The question has been raised and ESPN insider Brad Edwards is wondering if this year's SEC West could be the strongest division not just in the nation but ever.
For now, his all-time leader is the 2008 Big 12 South, that featured "two of the top three, three of the top seven, and four of the top 13 teams in the final BCS standings." Oklahoma, Texas and Texas Tech all finished the regular season at 11-1 and were 1-1 against each other.
Oh, and Oklahoma State's only regular-season losses came at the hands of, yep, Oklahoma, Texas and Texas Tech.
So can the 2011 SEC West compete?
I think so.
The West features an Alabama team that will begin the year ranked No. 2 in the country and features a defense that might be the scariest in the country. Offensively, running back Trent Richardson is one of the best at his position and that veteran offensive line should keep its first-year starter pretty comfy in the pocket.
LSU has a young, but extremely athletic defense that will put tons of pressure on opposing quarterbacks and take passing threats away with budding stars Morris Claiborne and Tyrann Mathieu. Quarterback Jordan Jefferson has improved and big things are expected from receiving playmakers Rueben Randle and Russell Shepard. Not to mention running back Spencer Ware should have a big season.
Arkansas lost dynamic running back Knile Davis and is working with a young line, but few will find a better passing attack than Bobby Petrino's, which should be fun to watch with Tyler Wilson and his receiving foursome. The defense is also much better, making this team that much more deadly.
Then there's Mississippi State. The sexy dark horse pick of the bunch. The Bulldogs return a high-powered offense led by dual-threat quarterback Chris Relf and his band of talented receivers. Throw in running back Vick Ballard and the Bulldogs should be fun to watch.

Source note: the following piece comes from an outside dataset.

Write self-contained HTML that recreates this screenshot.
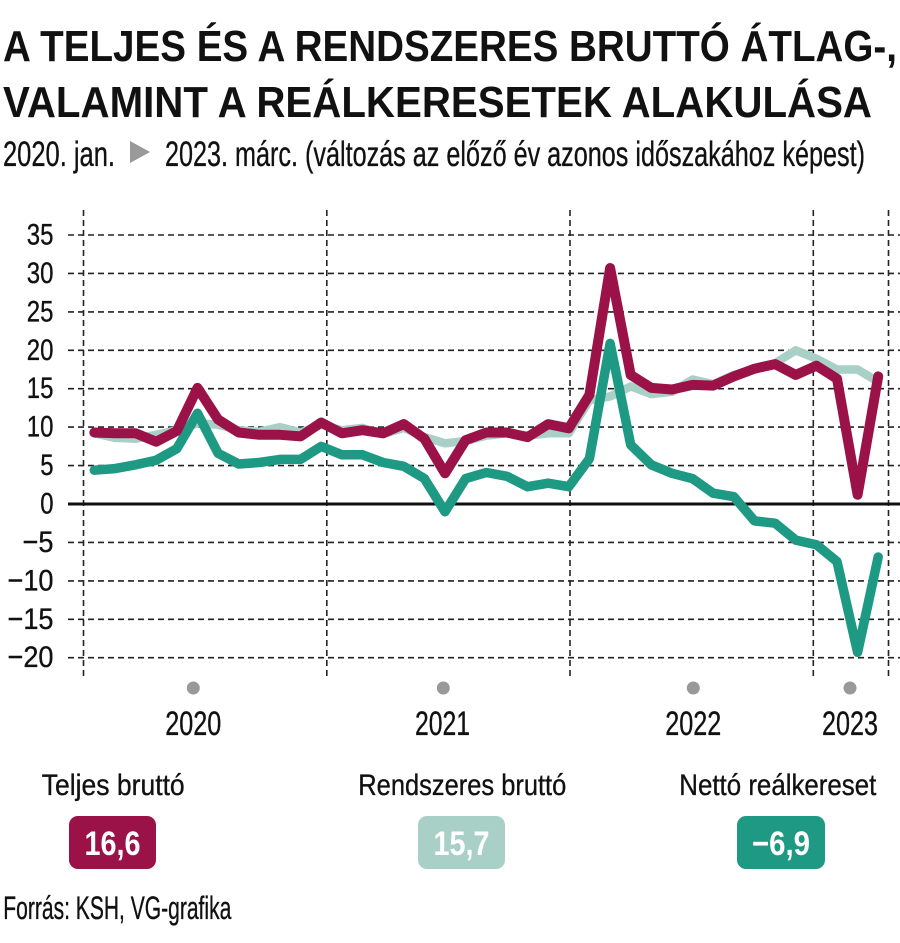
<!DOCTYPE html>
<html>
<head>
<meta charset="utf-8">
<style>
html,body{margin:0;padding:0;background:#fff;}
svg{display:block;}
text{font-family:"Liberation Sans",sans-serif;fill:#111;}
.rg{stroke:#111;stroke-width:0.35px;}
</style>
</head>
<body>
<svg width="900" height="943" viewBox="0 0 900 943" xmlns="http://www.w3.org/2000/svg">
<!-- Title -->
<text x="3" y="61" font-size="44" font-weight="bold" textLength="894" lengthAdjust="spacingAndGlyphs">A TELJES ÉS A RENDSZERES BRUTTÓ ÁTLAG-,</text>
<text x="3" y="117" font-size="44" font-weight="bold" textLength="869" lengthAdjust="spacingAndGlyphs">VALAMINT A REÁLKERESETEK ALAKULÁSA</text>
<text class="rg" x="3" y="166" font-size="35" textLength="112" lengthAdjust="spacingAndGlyphs">2020. jan.</text>
<polygon points="130,141 150,152 130,163" fill="#999"/>
<text class="rg" x="165" y="166" font-size="35" textLength="700" lengthAdjust="spacingAndGlyphs">2023. márc. (változás az előző év azonos időszakához képest)</text>

<!-- grid -->
<g stroke="#222" stroke-width="1.6" stroke-dasharray="6,4" fill="none">
<line x1="68" y1="235" x2="900" y2="235"/>
<line x1="68" y1="273.4" x2="900" y2="273.4"/>
<line x1="68" y1="311.9" x2="900" y2="311.9"/>
<line x1="68" y1="350.3" x2="900" y2="350.3"/>
<line x1="68" y1="388.7" x2="900" y2="388.7"/>
<line x1="68" y1="427.1" x2="900" y2="427.1"/>
<line x1="68" y1="465.6" x2="900" y2="465.6"/>
<line x1="68" y1="542.4" x2="900" y2="542.4"/>
<line x1="68" y1="580.9" x2="900" y2="580.9"/>
<line x1="68" y1="619.3" x2="900" y2="619.3"/>
<line x1="68" y1="657.7" x2="900" y2="657.7"/>
<line x1="83.5" y1="210" x2="83.5" y2="678"/>
<line x1="326.8" y1="210" x2="326.8" y2="678"/>
<line x1="570" y1="210" x2="570" y2="678"/>
<line x1="813.3" y1="210" x2="813.3" y2="678"/>
<line x1="888.5" y1="210" x2="888.5" y2="678"/>
</g>
<line x1="68" y1="504" x2="900" y2="504" stroke="#111" stroke-width="3"/>

<!-- y labels -->
<g font-size="30" text-anchor="end" class="rg">
<text x="53.5" y="244.5" textLength="26.7" lengthAdjust="spacingAndGlyphs">35</text>
<text x="53.5" y="282.9" textLength="26.7" lengthAdjust="spacingAndGlyphs">30</text>
<text x="53.5" y="321.4" textLength="26.7" lengthAdjust="spacingAndGlyphs">25</text>
<text x="53.5" y="359.8" textLength="26.7" lengthAdjust="spacingAndGlyphs">20</text>
<text x="53.5" y="398.2" textLength="26.7" lengthAdjust="spacingAndGlyphs">15</text>
<text x="53.5" y="436.6" textLength="26.7" lengthAdjust="spacingAndGlyphs">10</text>
<text x="53.5" y="475.1" textLength="13.3" lengthAdjust="spacingAndGlyphs">5</text>
<text x="53.5" y="513.5" textLength="13.3" lengthAdjust="spacingAndGlyphs">0</text>
<text x="53.5" y="551.9" textLength="31" lengthAdjust="spacingAndGlyphs">−5</text>
<text x="53.5" y="590.4" textLength="46" lengthAdjust="spacingAndGlyphs">−10</text>
<text x="53.5" y="628.8" textLength="46" lengthAdjust="spacingAndGlyphs">−15</text>
<text x="53.5" y="667.2" textLength="46" lengthAdjust="spacingAndGlyphs">−20</text>
</g>

<!-- series -->
<g fill="none" stroke-linejoin="round" stroke-linecap="round">
<polyline stroke="#a9d0c6" stroke-width="8.5" points="94.3,433.3 114.9,437.9 135.6,438.7 156.2,434.8 176.8,430.2 197.5,423.3 218.1,424.8 238.7,430.2 259.3,431.8 280.0,427.1 300.6,432.5 321.2,424.8 341.9,430.2 362.5,427.9 383.1,434.1 403.8,427.9 424.4,437.1 445.0,443.3 465.6,441.0 486.3,435.6 506.9,433.3 527.5,435.6 548.2,433.3 568.8,433.3 589.4,400.2 610.1,396.4 630.7,386.4 651.3,394.1 671.9,391.8 692.6,379.5 713.2,384.1 733.8,374.9 754.5,368.7 775.1,363.3 795.7,350.3 816.4,358.7 837.0,369.5 857.6,369.5 878.2,381.8"/>
<polyline stroke="#1e9a84" stroke-width="9.5" points="94.3,470.2 114.9,468.6 135.6,464.8 156.2,460.2 176.8,448.7 197.5,413.3 218.1,453.3 238.7,464.0 259.3,462.5 280.0,459.4 300.6,459.4 321.2,446.4 341.9,454.8 362.5,454.8 383.1,462.5 403.8,466.3 424.4,478.6 445.0,511.7 465.6,478.6 486.3,472.5 506.9,476.3 527.5,486.7 548.2,483.2 568.8,486.7 589.4,458.7 610.1,343.4 630.7,444.8 651.3,464.8 671.9,473.3 692.6,478.6 713.2,493.2 733.8,496.7 754.5,520.9 775.1,523.2 795.7,540.1 816.4,544.7 837.0,561.6 857.6,652.3 878.2,557.0"/>
<polyline stroke="#9b1249" stroke-width="10" points="94.3,432.5 114.9,433.3 135.6,433.3 156.2,441.7 176.8,431.0 197.5,387.9 218.1,419.5 238.7,432.5 259.3,434.8 280.0,434.8 300.6,436.4 321.2,422.5 341.9,433.3 362.5,430.2 383.1,433.3 403.8,424.1 424.4,438.7 445.0,473.3 465.6,440.2 486.3,432.5 506.9,432.5 527.5,437.1 548.2,424.1 568.8,428.3 589.4,394.9 610.1,268.0 630.7,374.9 651.3,387.9 671.9,389.5 692.6,384.9 713.2,385.6 733.8,376.4 754.5,368.7 775.1,364.1 795.7,374.9 816.4,365.7 837.0,378.7 857.6,494.8 878.2,376.4"/>
</g>

<!-- x axis -->
<g fill="#999">
<circle cx="193.3" cy="688" r="6.5"/>
<circle cx="443.3" cy="688" r="6.5"/>
<circle cx="693.3" cy="688" r="6.5"/>
<circle cx="850" cy="688" r="6.5"/>
</g>
<g font-size="34" text-anchor="middle" class="rg">
<text x="193.3" y="735" textLength="56" lengthAdjust="spacingAndGlyphs">2020</text>
<text x="442.5" y="735" textLength="55" lengthAdjust="spacingAndGlyphs">2021</text>
<text x="693.3" y="735" textLength="56" lengthAdjust="spacingAndGlyphs">2022</text>
<text x="850" y="735" textLength="56" lengthAdjust="spacingAndGlyphs">2023</text>
</g>

<!-- legend -->
<g font-size="30" class="rg">
<text x="41.7" y="795" textLength="143" lengthAdjust="spacingAndGlyphs">Teljes bruttó</text>
<text x="358.3" y="795" textLength="208" lengthAdjust="spacingAndGlyphs">Rendszeres bruttó</text>
<text x="679.3" y="795" textLength="197" lengthAdjust="spacingAndGlyphs">Nettó reálkereset</text>
</g>
<rect x="69" y="816" width="87" height="53" rx="9" fill="#9b1249"/>
<rect x="418" y="816" width="87" height="53" rx="9" fill="#a9d0c6"/>
<rect x="737" y="816" width="88" height="53" rx="9" fill="#1e9a84"/>
<g font-size="34" font-weight="bold" text-anchor="middle">
<text x="112.5" y="855" fill="#fff" style="fill:#fff" textLength="56" lengthAdjust="spacingAndGlyphs">16,6</text>
<text x="461.5" y="855" fill="#fff" style="fill:#fff" textLength="56" lengthAdjust="spacingAndGlyphs">15,7</text>
<text x="781" y="855" fill="#fff" style="fill:#fff" textLength="58" lengthAdjust="spacingAndGlyphs">−6,9</text>
</g>

<text class="rg" x="3.3" y="919" font-size="32" textLength="228" lengthAdjust="spacingAndGlyphs">Forrás: KSH, VG-grafika</text>
</svg>
</body>
</html>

Auburn and Ole Miss are dealing with handfuls of inexperienced players, but have the young talent to get better throughout the season, so they could surprise a few teams here and there.
Here is some of what Edwards wrote about the league:
Preseason expectations can be miles apart from end-of-season reality, but as of now, the SEC West appears to be facing some hefty competition on its 2011 schedule -- competition that could be much tougher than that faced by the Sooners, Red Raiders and Longhorns in 2008.
LSU plays the Oregon Ducks and West Virginia Mountaineers, Arkansas faces Texas A&M, and Alabama takes on Penn State -- all away from home. Auburn also travels to play the Clemson Tigers, and Ole Miss plays BYU. Tack on three teams from the SEC East (South Carolina, Georgia and Florida) that are preseason ranked, and there's little doubt that if the West teams finish with sparkling records this season, they will have earned them.